Challenge:
Output all the entries word for word. Omit the pictures.

Supplied data:
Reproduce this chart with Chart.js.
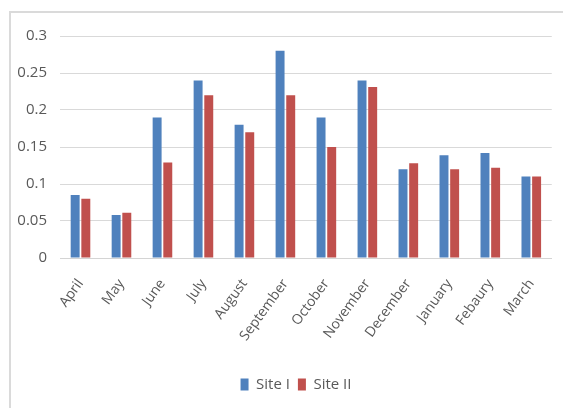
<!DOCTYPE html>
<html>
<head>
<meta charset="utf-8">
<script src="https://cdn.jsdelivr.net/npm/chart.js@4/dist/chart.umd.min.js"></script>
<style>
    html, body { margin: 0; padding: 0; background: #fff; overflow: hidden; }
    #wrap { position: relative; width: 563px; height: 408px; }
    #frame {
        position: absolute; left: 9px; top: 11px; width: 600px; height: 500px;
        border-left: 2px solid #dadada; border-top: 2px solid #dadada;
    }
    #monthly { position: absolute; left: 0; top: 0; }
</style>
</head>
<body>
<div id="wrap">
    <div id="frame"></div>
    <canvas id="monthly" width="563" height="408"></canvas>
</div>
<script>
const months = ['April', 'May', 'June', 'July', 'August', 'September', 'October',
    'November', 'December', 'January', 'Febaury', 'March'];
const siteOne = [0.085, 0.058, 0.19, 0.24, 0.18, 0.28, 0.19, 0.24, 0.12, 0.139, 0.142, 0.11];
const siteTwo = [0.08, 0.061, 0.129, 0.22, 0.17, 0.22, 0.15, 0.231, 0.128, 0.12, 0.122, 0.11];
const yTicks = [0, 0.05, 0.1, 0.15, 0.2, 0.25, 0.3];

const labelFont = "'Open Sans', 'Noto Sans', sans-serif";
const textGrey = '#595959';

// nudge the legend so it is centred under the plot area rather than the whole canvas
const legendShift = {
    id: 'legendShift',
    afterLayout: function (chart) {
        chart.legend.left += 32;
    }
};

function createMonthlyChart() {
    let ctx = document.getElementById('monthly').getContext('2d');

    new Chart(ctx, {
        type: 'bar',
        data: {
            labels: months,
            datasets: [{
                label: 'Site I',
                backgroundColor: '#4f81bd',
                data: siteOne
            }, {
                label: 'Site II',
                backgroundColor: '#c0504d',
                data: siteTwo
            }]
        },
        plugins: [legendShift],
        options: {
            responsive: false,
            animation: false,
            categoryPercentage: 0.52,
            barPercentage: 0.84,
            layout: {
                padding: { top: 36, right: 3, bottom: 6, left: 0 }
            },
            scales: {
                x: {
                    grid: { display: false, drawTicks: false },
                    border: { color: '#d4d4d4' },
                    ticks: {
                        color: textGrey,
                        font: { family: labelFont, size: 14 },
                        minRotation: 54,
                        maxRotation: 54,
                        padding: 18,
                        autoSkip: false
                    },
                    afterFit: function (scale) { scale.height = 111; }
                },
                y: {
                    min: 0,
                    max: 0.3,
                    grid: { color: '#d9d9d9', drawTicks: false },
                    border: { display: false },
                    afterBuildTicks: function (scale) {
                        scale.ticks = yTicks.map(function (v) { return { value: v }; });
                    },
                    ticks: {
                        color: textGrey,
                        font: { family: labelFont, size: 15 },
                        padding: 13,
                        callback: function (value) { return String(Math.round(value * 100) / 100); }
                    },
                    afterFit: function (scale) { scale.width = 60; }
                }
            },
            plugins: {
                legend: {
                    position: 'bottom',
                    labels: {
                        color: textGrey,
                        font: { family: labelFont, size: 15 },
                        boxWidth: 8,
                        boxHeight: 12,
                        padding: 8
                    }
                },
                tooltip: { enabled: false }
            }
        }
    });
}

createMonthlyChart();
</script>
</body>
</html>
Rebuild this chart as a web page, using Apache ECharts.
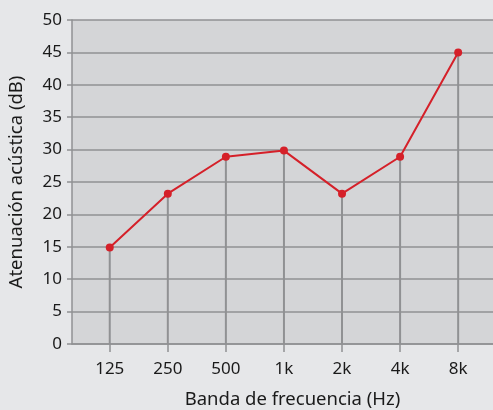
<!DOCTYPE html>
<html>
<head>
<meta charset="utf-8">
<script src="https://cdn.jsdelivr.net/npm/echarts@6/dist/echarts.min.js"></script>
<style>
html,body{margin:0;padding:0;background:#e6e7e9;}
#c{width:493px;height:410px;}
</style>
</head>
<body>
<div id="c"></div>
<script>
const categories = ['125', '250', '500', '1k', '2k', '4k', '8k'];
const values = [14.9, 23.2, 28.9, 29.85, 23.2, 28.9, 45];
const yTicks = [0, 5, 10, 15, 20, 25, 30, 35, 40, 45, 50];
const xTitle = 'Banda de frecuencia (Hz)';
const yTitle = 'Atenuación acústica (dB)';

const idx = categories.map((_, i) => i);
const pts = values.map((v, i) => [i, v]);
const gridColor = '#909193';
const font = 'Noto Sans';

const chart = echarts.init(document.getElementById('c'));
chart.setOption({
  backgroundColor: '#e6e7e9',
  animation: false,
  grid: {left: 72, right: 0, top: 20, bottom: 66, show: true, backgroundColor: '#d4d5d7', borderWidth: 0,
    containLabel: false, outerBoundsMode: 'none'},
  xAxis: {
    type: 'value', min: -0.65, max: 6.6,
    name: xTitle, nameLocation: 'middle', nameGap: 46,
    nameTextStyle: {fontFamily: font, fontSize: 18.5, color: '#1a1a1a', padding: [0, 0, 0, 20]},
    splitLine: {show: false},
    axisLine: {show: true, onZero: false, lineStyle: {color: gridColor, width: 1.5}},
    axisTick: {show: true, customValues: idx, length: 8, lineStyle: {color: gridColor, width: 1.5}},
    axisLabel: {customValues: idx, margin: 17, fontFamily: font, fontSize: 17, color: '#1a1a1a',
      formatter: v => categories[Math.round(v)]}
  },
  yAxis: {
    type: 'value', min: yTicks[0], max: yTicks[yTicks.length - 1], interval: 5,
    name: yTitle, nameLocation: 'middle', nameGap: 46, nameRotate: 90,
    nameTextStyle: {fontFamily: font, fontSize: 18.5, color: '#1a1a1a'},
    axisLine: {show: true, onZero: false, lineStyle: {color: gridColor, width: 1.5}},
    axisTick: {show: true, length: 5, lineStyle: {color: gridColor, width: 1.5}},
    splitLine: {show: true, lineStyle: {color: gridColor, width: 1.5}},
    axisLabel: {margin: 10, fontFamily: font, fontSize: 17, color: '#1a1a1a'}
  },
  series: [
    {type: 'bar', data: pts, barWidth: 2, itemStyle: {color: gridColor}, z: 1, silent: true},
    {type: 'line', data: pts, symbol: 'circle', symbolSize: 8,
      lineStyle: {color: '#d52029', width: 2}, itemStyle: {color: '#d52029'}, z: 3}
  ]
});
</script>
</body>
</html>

Task solution:
Reproduce this chart with Chart.js.
<!DOCTYPE html>
<html>
<head>
<meta charset="utf-8">
<script src="https://cdn.jsdelivr.net/npm/chart.js@4/dist/chart.umd.min.js"></script>
<style>
    html, body { margin: 0; padding: 0; background: #fff; overflow: hidden; }
    #wrap { position: relative; width: 563px; height: 408px; }
    #frame {
        position: absolute; left: 9px; top: 11px; width: 600px; height: 500px;
        border-left: 2px solid #dadada; border-top: 2px solid #dadada;
    }
    #monthly { position: absolute; left: 0; top: 0; }
</style>
</head>
<body>
<div id="wrap">
    <div id="frame"></div>
    <canvas id="monthly" width="563" height="408"></canvas>
</div>
<script>
const months = ['April', 'May', 'June', 'July', 'August', 'September', 'October',
    'November', 'December', 'January', 'Febaury', 'March'];
const siteOne = [0.085, 0.058, 0.19, 0.24, 0.18, 0.28, 0.19, 0.24, 0.12, 0.139, 0.142, 0.11];
const siteTwo = [0.08, 0.061, 0.129, 0.22, 0.17, 0.22, 0.15, 0.231, 0.128, 0.12, 0.122, 0.11];
const yTicks = [0, 0.05, 0.1, 0.15, 0.2, 0.25, 0.3];

const labelFont = "'Open Sans', 'Noto Sans', sans-serif";
const textGrey = '#595959';

// nudge the legend so it is centred under the plot area rather than the whole canvas
const legendShift = {
    id: 'legendShift',
    afterLayout: function (chart) {
        chart.legend.left += 32;
    }
};

function createMonthlyChart() {
    let ctx = document.getElementById('monthly').getContext('2d');

    new Chart(ctx, {
        type: 'bar',
        data: {
            labels: months,
            datasets: [{
                label: 'Site I',
                backgroundColor: '#4f81bd',
                data: siteOne
            }, {
                label: 'Site II',
                backgroundColor: '#c0504d',
                data: siteTwo
            }]
        },
        plugins: [legendShift],
        options: {
            responsive: false,
            animation: false,
            categoryPercentage: 0.52,
            barPercentage: 0.84,
            layout: {
                padding: { top: 36, right: 3, bottom: 6, left: 0 }
            },
            scales: {
                x: {
                    grid: { display: false, drawTicks: false },
                    border: { color: '#d4d4d4' },
                    ticks: {
                        color: textGrey,
                        font: { family: labelFont, size: 14 },
                        minRotation: 54,
                        maxRotation: 54,
                        padding: 18,
                        autoSkip: false
                    },
                    afterFit: function (scale) { scale.height = 111; }
                },
                y: {
                    min: 0,
                    max: 0.3,
                    grid: { color: '#d9d9d9', drawTicks: false },
                    border: { display: false },
                    afterBuildTicks: function (scale) {
                        scale.ticks = yTicks.map(function (v) { return { value: v }; });
                    },
                    ticks: {
                        color: textGrey,
                        font: { family: labelFont, size: 15 },
                        padding: 13,
                        callback: function (value) { return String(Math.round(value * 100) / 100); }
                    },
                    afterFit: function (scale) { scale.width = 60; }
                }
            },
            plugins: {
                legend: {
                    position: 'bottom',
                    labels: {
                        color: textGrey,
                        font: { family: labelFont, size: 15 },
                        boxWidth: 8,
                        boxHeight: 12,
                        padding: 8
                    }
                },
                tooltip: { enabled: false }
            }
        }
    });
}

createMonthlyChart();
</script>
</body>
</html>
Rebuild this chart as a web page, using Apache ECharts.
<!DOCTYPE html>
<html>
<head>
<meta charset="utf-8">
<script src="https://cdn.jsdelivr.net/npm/echarts@6/dist/echarts.min.js"></script>
<style>
html,body{margin:0;padding:0;background:#e6e7e9;}
#c{width:493px;height:410px;}
</style>
</head>
<body>
<div id="c"></div>
<script>
const categories = ['125', '250', '500', '1k', '2k', '4k', '8k'];
const values = [14.9, 23.2, 28.9, 29.85, 23.2, 28.9, 45];
const yTicks = [0, 5, 10, 15, 20, 25, 30, 35, 40, 45, 50];
const xTitle = 'Banda de frecuencia (Hz)';
const yTitle = 'Atenuación acústica (dB)';

const idx = categories.map((_, i) => i);
const pts = values.map((v, i) => [i, v]);
const gridColor = '#909193';
const font = 'Noto Sans';

const chart = echarts.init(document.getElementById('c'));
chart.setOption({
  backgroundColor: '#e6e7e9',
  animation: false,
  grid: {left: 72, right: 0, top: 20, bottom: 66, show: true, backgroundColor: '#d4d5d7', borderWidth: 0,
    containLabel: false, outerBoundsMode: 'none'},
  xAxis: {
    type: 'value', min: -0.65, max: 6.6,
    name: xTitle, nameLocation: 'middle', nameGap: 46,
    nameTextStyle: {fontFamily: font, fontSize: 18.5, color: '#1a1a1a', padding: [0, 0, 0, 20]},
    splitLine: {show: false},
    axisLine: {show: true, onZero: false, lineStyle: {color: gridColor, width: 1.5}},
    axisTick: {show: true, customValues: idx, length: 8, lineStyle: {color: gridColor, width: 1.5}},
    axisLabel: {customValues: idx, margin: 17, fontFamily: font, fontSize: 17, color: '#1a1a1a',
      formatter: v => categories[Math.round(v)]}
  },
  yAxis: {
    type: 'value', min: yTicks[0], max: yTicks[yTicks.length - 1], interval: 5,
    name: yTitle, nameLocation: 'middle', nameGap: 46, nameRotate: 90,
    nameTextStyle: {fontFamily: font, fontSize: 18.5, color: '#1a1a1a'},
    axisLine: {show: true, onZero: false, lineStyle: {color: gridColor, width: 1.5}},
    axisTick: {show: true, length: 5, lineStyle: {color: gridColor, width: 1.5}},
    splitLine: {show: true, lineStyle: {color: gridColor, width: 1.5}},
    axisLabel: {margin: 10, fontFamily: font, fontSize: 17, color: '#1a1a1a'}
  },
  series: [
    {type: 'bar', data: pts, barWidth: 2, itemStyle: {color: gridColor}, z: 1, silent: true},
    {type: 'line', data: pts, symbol: 'circle', symbolSize: 8,
      lineStyle: {color: '#d52029', width: 2}, itemStyle: {color: '#d52029'}, z: 3}
  ]
});
</script>
</body>
</html>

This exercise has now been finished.